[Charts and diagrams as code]
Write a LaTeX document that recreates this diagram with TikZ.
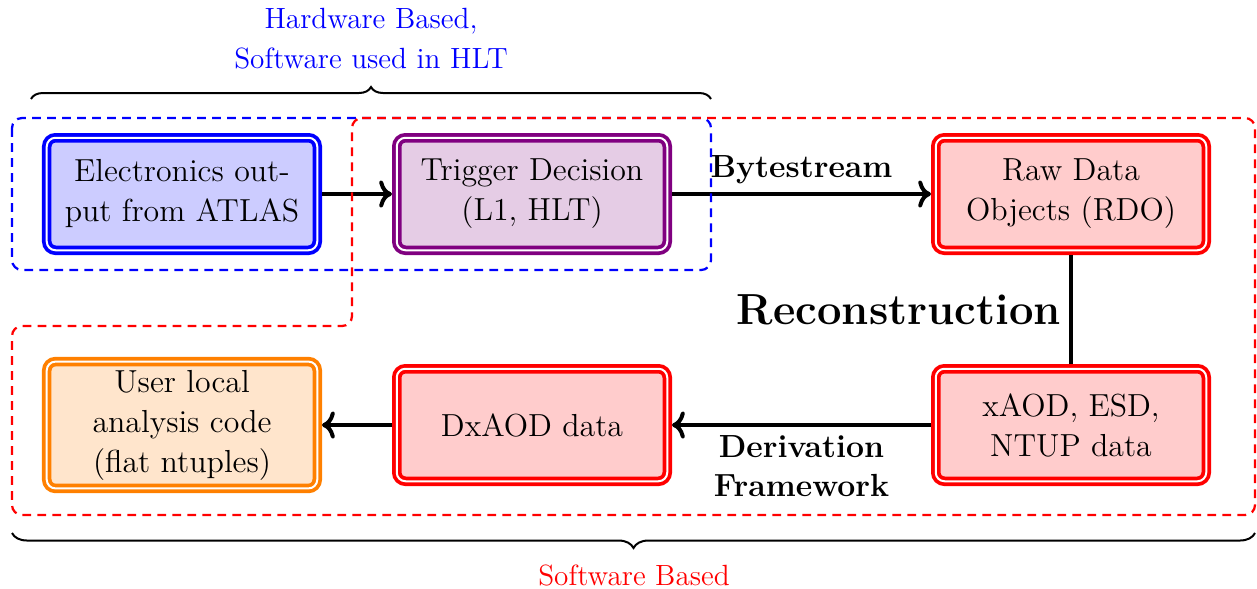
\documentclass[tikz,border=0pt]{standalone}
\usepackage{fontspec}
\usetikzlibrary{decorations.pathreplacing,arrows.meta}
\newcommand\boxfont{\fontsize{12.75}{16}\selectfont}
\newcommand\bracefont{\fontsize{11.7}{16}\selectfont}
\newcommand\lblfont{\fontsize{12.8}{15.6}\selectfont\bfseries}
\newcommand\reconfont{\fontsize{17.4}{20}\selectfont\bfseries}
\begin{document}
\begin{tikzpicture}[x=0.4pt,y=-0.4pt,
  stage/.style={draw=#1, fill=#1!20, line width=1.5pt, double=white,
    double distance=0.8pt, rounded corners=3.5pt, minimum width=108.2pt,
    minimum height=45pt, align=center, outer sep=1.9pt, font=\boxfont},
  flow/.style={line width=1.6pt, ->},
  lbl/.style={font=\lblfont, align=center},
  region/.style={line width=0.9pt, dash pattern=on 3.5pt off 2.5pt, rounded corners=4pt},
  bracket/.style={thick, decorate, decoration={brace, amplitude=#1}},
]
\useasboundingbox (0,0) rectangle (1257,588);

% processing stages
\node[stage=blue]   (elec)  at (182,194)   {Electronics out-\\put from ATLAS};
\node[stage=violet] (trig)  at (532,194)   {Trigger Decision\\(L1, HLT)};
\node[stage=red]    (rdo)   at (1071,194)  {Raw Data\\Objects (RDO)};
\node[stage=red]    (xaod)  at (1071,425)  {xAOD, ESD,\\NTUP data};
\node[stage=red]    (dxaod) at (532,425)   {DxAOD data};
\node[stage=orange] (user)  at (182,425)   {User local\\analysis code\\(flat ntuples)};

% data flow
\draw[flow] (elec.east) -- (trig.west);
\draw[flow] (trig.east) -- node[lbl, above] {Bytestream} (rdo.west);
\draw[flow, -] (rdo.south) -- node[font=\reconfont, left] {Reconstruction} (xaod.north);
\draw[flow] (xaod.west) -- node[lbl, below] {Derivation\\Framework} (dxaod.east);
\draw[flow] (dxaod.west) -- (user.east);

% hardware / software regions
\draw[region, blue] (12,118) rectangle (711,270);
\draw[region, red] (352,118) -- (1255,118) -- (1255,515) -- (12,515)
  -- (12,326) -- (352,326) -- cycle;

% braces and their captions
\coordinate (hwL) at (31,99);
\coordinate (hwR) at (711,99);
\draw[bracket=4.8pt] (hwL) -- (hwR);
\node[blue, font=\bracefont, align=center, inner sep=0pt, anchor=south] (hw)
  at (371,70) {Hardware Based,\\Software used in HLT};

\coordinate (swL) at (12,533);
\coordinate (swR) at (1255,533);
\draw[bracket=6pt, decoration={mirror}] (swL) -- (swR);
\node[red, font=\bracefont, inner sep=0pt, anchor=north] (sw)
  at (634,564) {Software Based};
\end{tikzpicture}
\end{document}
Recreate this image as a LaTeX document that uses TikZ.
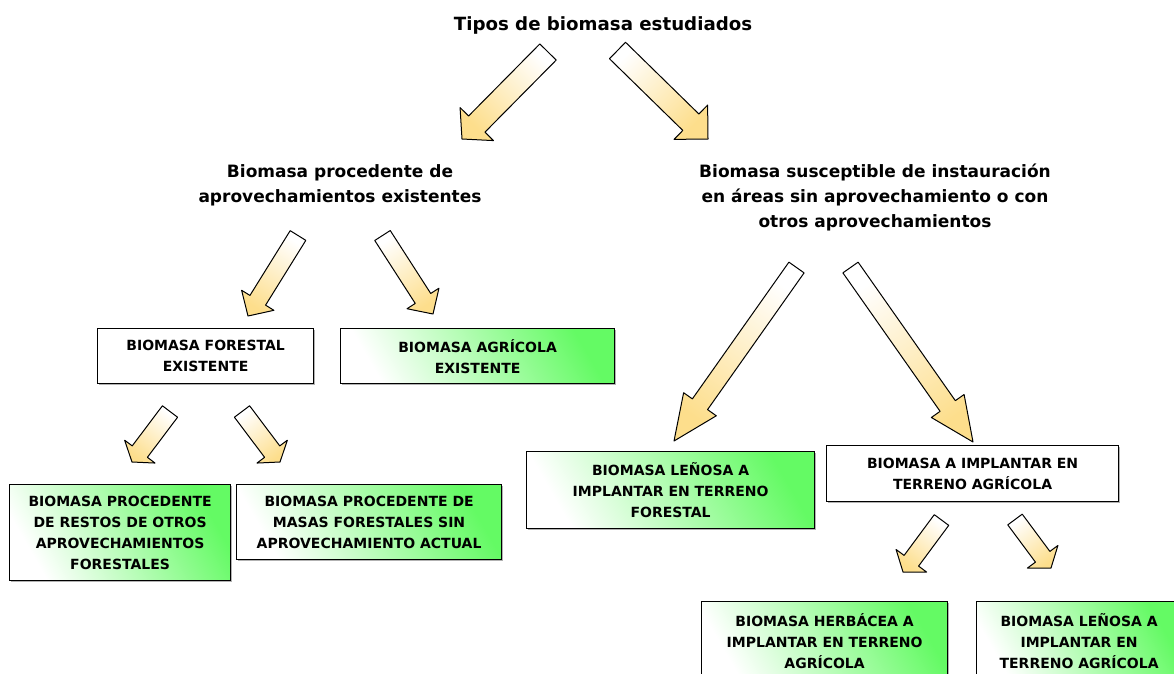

● Problem statement
Repeat all of the data above word for word, minus the pictures.

● The reply
Write a LaTeX document that recreates this diagram with TikZ.
\documentclass[tikz,border=0pt]{standalone}
\usepackage{fontspec}
\usetikzlibrary{decorations.pathreplacing,arrows.meta}
\newcommand\boxfont{\fontsize{12.75}{16}\selectfont}
\newcommand\bracefont{\fontsize{11.7}{16}\selectfont}
\newcommand\lblfont{\fontsize{12.8}{15.6}\selectfont\bfseries}
\newcommand\reconfont{\fontsize{17.4}{20}\selectfont\bfseries}
\begin{document}
\begin{tikzpicture}[x=0.4pt,y=-0.4pt,
  stage/.style={draw=#1, fill=#1!20, line width=1.5pt, double=white,
    double distance=0.8pt, rounded corners=3.5pt, minimum width=108.2pt,
    minimum height=45pt, align=center, outer sep=1.9pt, font=\boxfont},
  flow/.style={line width=1.6pt, ->},
  lbl/.style={font=\lblfont, align=center},
  region/.style={line width=0.9pt, dash pattern=on 3.5pt off 2.5pt, rounded corners=4pt},
  bracket/.style={thick, decorate, decoration={brace, amplitude=#1}},
]
\useasboundingbox (0,0) rectangle (1257,588);

% processing stages
\node[stage=blue]   (elec)  at (182,194)   {Electronics out-\\put from ATLAS};
\node[stage=violet] (trig)  at (532,194)   {Trigger Decision\\(L1, HLT)};
\node[stage=red]    (rdo)   at (1071,194)  {Raw Data\\Objects (RDO)};
\node[stage=red]    (xaod)  at (1071,425)  {xAOD, ESD,\\NTUP data};
\node[stage=red]    (dxaod) at (532,425)   {DxAOD data};
\node[stage=orange] (user)  at (182,425)   {User local\\analysis code\\(flat ntuples)};

% data flow
\draw[flow] (elec.east) -- (trig.west);
\draw[flow] (trig.east) -- node[lbl, above] {Bytestream} (rdo.west);
\draw[flow, -] (rdo.south) -- node[font=\reconfont, left] {Reconstruction} (xaod.north);
\draw[flow] (xaod.west) -- node[lbl, below] {Derivation\\Framework} (dxaod.east);
\draw[flow] (dxaod.west) -- (user.east);

% hardware / software regions
\draw[region, blue] (12,118) rectangle (711,270);
\draw[region, red] (352,118) -- (1255,118) -- (1255,515) -- (12,515)
  -- (12,326) -- (352,326) -- cycle;

% braces and their captions
\coordinate (hwL) at (31,99);
\coordinate (hwR) at (711,99);
\draw[bracket=4.8pt] (hwL) -- (hwR);
\node[blue, font=\bracefont, align=center, inner sep=0pt, anchor=south] (hw)
  at (371,70) {Hardware Based,\\Software used in HLT};

\coordinate (swL) at (12,533);
\coordinate (swR) at (1255,533);
\draw[bracket=6pt, decoration={mirror}] (swL) -- (swR);
\node[red, font=\bracefont, inner sep=0pt, anchor=north] (sw)
  at (634,564) {Software Based};
\end{tikzpicture}
\end{document}
Recreate this image as a LaTeX document that uses TikZ.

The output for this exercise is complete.